LITTLE ROCK Recent DVD releases:
Bigger Than Life (Not rated, 96 minutes) - This 1956 film by Nicholas Ray - his follow-up to Rebel Without a Cause - was utterly ignored upon its release and gets its first DVD release thanks to the Criterion Collection. That’s a good thing; Bigger Than Life is a dark cautionary tale about suburban ennui that feels like an unacknowledged antecedent to the AMC TV series Breaking Bad. James Mason is a meek schoolteacher whose life is saved by cortisone pills that in turn cause hallucinations and heighten his frustrations. The Blu-ray release isexceptionally crisp, capturing the deep blacks of Ray’s expressionistic shadows.
Dear John (PG-13, 108 minutes) - Another “timeless’ romance from the pen of Shakespeare-level genius Nicholas Sparks made into a mediocre movie starring pretty young people (Channing Tatum and Amanda Seyfried). They have an epistolary romance. Filmed in South Carolina.

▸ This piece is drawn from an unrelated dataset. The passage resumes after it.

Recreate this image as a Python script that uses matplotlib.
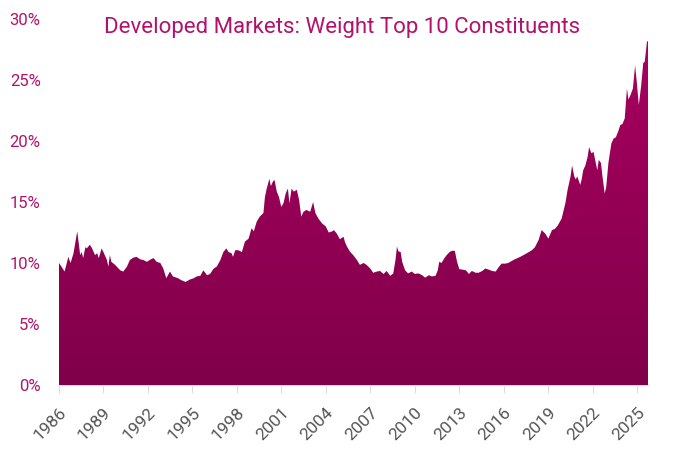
import numpy as np
from matplotlib import pyplot as plt
from matplotlib.colors import LinearSegmentedColormap

# weight of top 10 constituents (%)
years = [1986.0, 1986.4, 1986.65, 1986.8, 1987.0, 1987.25, 1987.45, 1987.55, 1987.65, 1987.8,
         1987.9, 1988.1, 1988.25, 1988.45, 1988.6, 1988.7, 1988.9, 1989.05, 1989.25, 1989.35,
         1989.45, 1989.55, 1989.8, 1990.15, 1990.35, 1990.6, 1990.8, 1991.05, 1991.25, 1991.5,
         1991.7, 1991.95, 1992.2, 1992.4, 1992.6, 1992.85, 1993.05, 1993.25, 1993.5, 1993.7,
         1994.05, 1994.25, 1994.55, 1994.85, 1995.1, 1995.3, 1995.55, 1995.75, 1996.0, 1996.2,
         1996.45, 1996.65, 1996.9, 1997.1, 1997.3, 1997.45, 1997.65, 1997.75, 1997.9, 1998.1,
         1998.35, 1998.55, 1998.8, 1999.0, 1999.15, 1999.35, 1999.55, 1999.8, 1999.9, 2000.0,
         2000.2, 2000.3, 2000.45, 2000.55, 2000.7, 2000.85, 2001.0, 2001.15, 2001.3, 2001.45,
         2001.55, 2001.7, 2001.85, 2002.05, 2002.2, 2002.35, 2002.5, 2002.7, 2002.95, 2003.05,
         2003.15, 2003.3, 2003.5, 2003.75, 2004.0, 2004.2, 2004.45, 2004.55, 2004.75, 2004.95,
         2005.2, 2005.3, 2005.45, 2005.65, 2005.85, 2006.1, 2006.3, 2006.55, 2006.75, 2007.0,
         2007.2, 2007.45, 2007.65, 2007.9, 2008.1, 2008.35, 2008.55, 2008.7, 2008.8, 2008.9,
         2009.05, 2009.15, 2009.35, 2009.55, 2009.8, 2010.0, 2010.25, 2010.5, 2010.7, 2010.95,
         2011.15, 2011.4, 2011.55, 2011.65, 2011.8, 2012.0, 2012.15, 2012.35, 2012.5, 2012.7,
         2012.85, 2013.0, 2013.25, 2013.45, 2013.65, 2013.85, 2014.1, 2014.3, 2014.55, 2014.75,
         2015.0, 2015.2, 2015.45, 2015.65, 2015.85, 2016.1, 2016.3, 2016.65, 2017.1, 2017.55,
         2017.9, 2018.1, 2018.35, 2018.55, 2018.8, 2019.0, 2019.25, 2019.45, 2019.65, 2019.9,
         2020.15, 2020.3, 2020.5, 2020.6, 2020.75, 2020.85, 2020.95, 2021.15, 2021.25, 2021.35,
         2021.5, 2021.65, 2021.75, 2021.9, 2022.05, 2022.2, 2022.3, 2022.4, 2022.55, 2022.65,
         2022.8, 2022.9, 2023.05, 2023.25, 2023.4, 2023.55, 2023.7, 2023.85, 2024.0, 2024.15,
         2024.3, 2024.4, 2024.55, 2024.7, 2024.85, 2024.95, 2025.1, 2025.25, 2025.4, 2025.5,
         2025.65, 2025.74]
weights = [10.05, 9.3, 10.5, 10.0, 10.8, 12.6, 10.65, 10.9, 10.4, 11.3,
           11.2, 11.5, 11.2, 10.65, 10.8, 10.4, 11.2, 10.8, 10.25, 9.7,
           10.65, 10.1, 9.85, 9.4, 9.3, 9.7, 10.25, 10.45, 10.5, 10.3,
           10.25, 10.1, 10.3, 10.4, 10.1, 10.0, 9.55, 8.75, 9.3, 8.9,
           8.75, 8.6, 8.45, 8.65, 8.75, 8.9, 8.95, 9.4, 9.0, 9.1,
           9.55, 9.7, 10.25, 10.9, 11.2, 10.9, 10.8, 10.5, 11.05, 11.05,
           10.9, 11.75, 12.0, 12.85, 12.6, 13.4, 13.8, 14.1, 15.4, 16.0,
           16.9, 16.3, 16.7, 16.8, 15.85, 15.4, 14.6, 14.9, 15.7, 16.1,
           14.9, 16.1, 15.85, 16.0, 15.2, 13.8, 14.2, 14.35, 14.2, 14.6,
           15.0, 14.1, 13.65, 13.25, 13.0, 12.5, 12.6, 12.7, 12.4, 11.95,
           12.15, 11.7, 11.3, 10.9, 10.65, 10.25, 9.85, 10.0, 9.85, 9.55,
           9.2, 9.3, 9.35, 9.1, 9.35, 8.95, 9.15, 10.25, 11.35, 10.95,
           10.9, 10.1, 9.4, 9.15, 9.3, 9.1, 9.15, 9.0, 8.8, 9.0,
           8.9, 8.95, 9.4, 10.1, 10.0, 10.4, 10.65, 10.9, 11.0, 11.0,
           10.1, 9.5, 9.45, 9.4, 9.1, 9.35, 9.2, 9.2, 9.35, 9.55,
           9.45, 9.35, 9.3, 9.65, 9.95, 9.95, 10.0, 10.25, 10.5, 10.8,
           11.05, 11.3, 11.9, 12.7, 12.4, 12.0, 12.7, 12.8, 13.1, 13.65,
           14.9, 16.0, 17.1, 18.0, 17.1, 16.85, 17.1, 16.4, 16.85, 17.6,
           18.0, 18.7, 19.5, 19.0, 19.1, 18.2, 17.6, 18.45, 18.2, 17.1,
           15.7, 16.2, 18.2, 19.8, 20.2, 20.3, 20.75, 21.3, 21.4, 21.85,
           24.3, 23.4, 23.8, 24.3, 26.2, 25.0, 22.95, 24.45, 26.4, 26.5,
           28.15, 28.2]
tick_years = list(range(1986, 2026, 3))
y_ticks = [0, 5, 10, 15, 20, 25, 30]

magenta = '#b3126c'
plt.rcParams['font.family'] = ['Roboto', 'DejaVu Sans']

fig = plt.figure(figsize=(6.8, 4.51), dpi=100)
ax = fig.add_axes([0.0863, 0.1463, 0.8671, 0.8116])

x = np.array(years)
y = np.array(weights)
ax.set_xlim(x[0], x[-1])
ax.set_ylim(0, 30)

# area with vertical gradient, clipped to the filled shape
poly = ax.fill_between(x, 0, y, facecolor='none', edgecolor='none')
cmap = LinearSegmentedColormap.from_list('g', ['#80004a', '#aa0060'])
grad = np.linspace(0, 1, 256).reshape(-1, 1)
im = ax.imshow(grad, cmap=cmap, origin='lower', aspect='auto',
               extent=[x[0], x[-1], 0, 30], zorder=2)
im.set_clip_path(poly.get_paths()[0], transform=ax.transData)

for s in ['top', 'right', 'left']:
    ax.spines[s].set_visible(False)
ax.spines['bottom'].set_color('#dddddd')
ax.spines['bottom'].set_zorder(1)

ax.set_yticks(y_ticks)
ax.set_yticklabels([str(v) + '%' for v in y_ticks])
ax.tick_params(axis='y', length=0, pad=13, labelsize=12, labelcolor=magenta)

ax.set_xticks(tick_years)
ax.set_xticklabels([str(t) for t in tick_years], rotation=45, ha='right',
                   rotation_mode='anchor')
ax.tick_params(axis='x', length=6, color='#dddddd', pad=8, labelsize=12.5,
               labelcolor='#555555')

fig.text(0.503, 0.940, 'Developed Markets: Weight Top 10 Constituents',
         ha='center', va='center', fontsize=16, color=magenta)

plt.savefig('out.png', dpi=100)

My Dog (Not rated, 52 minutes) - Short, sweet documentary about famous folks and their dogs. Interviewees include Edward Albee, Glenn Close, Lasse Hallstrom, Edie Falco among others.
Mystery Team(R, 105 minutes)- Enjoyably crude and occasionally sharply observed dork comedy by Derrick Comedy, a troupe of young unknowns who have gained a YouTube following. This, their first feature film, is about a trio of Encyclopedia Brown-style kid detectives suddenly charged with solving a very adult crime. While this slim premise can’t hold up for the length of the feature, there are some moments of genuine wit. And a lot of blood and sex.
The Road (R, 112 minutes) - Literal-minded, earnest and honest in its slouching way, John Hillcoat’s adaptation of Cormac McCarthy’s novel is brave in the dumb way brutes sometimes seem to be, as though it knows no alternative. It knows no humor except that which it doesn’t perceive, the grim joke it sometimes makes of itself with its relentless slog toward nothing but the barest hint of something better.
Summer Hours (Not rated, 102 minutes) - Olivier Assayas’ leisurely paced but intensely gripping film - which doesn’t lend itself to facile capsulization - follows three generations of a French family as they prepare for the imminent death of their matriarch, and the subsequent dispersal of her large and valuable art collection. Wonderfully acted and vividly realized, with Juliette Binoche,Charles Berling, Kyle Eastwood and Jeremie Renier.
Tell-Tale (R, 92 minutes) - Michael Cuesta’s grisly thriller - a modern updating of Poe’s canonical short story “The Tell-Tale Heart” - is an ingenious step up from the usual genre suspects. Here, Josh Lucas plays a single father with a terminally ill daughter who receives an emergency heart transplant and begins experiencing flashbacks to the donor’s murder. Possibly Lucas’ best performance to date, with able supporting work by Brian Cox as a detective whose agenda isn’t immediately clear.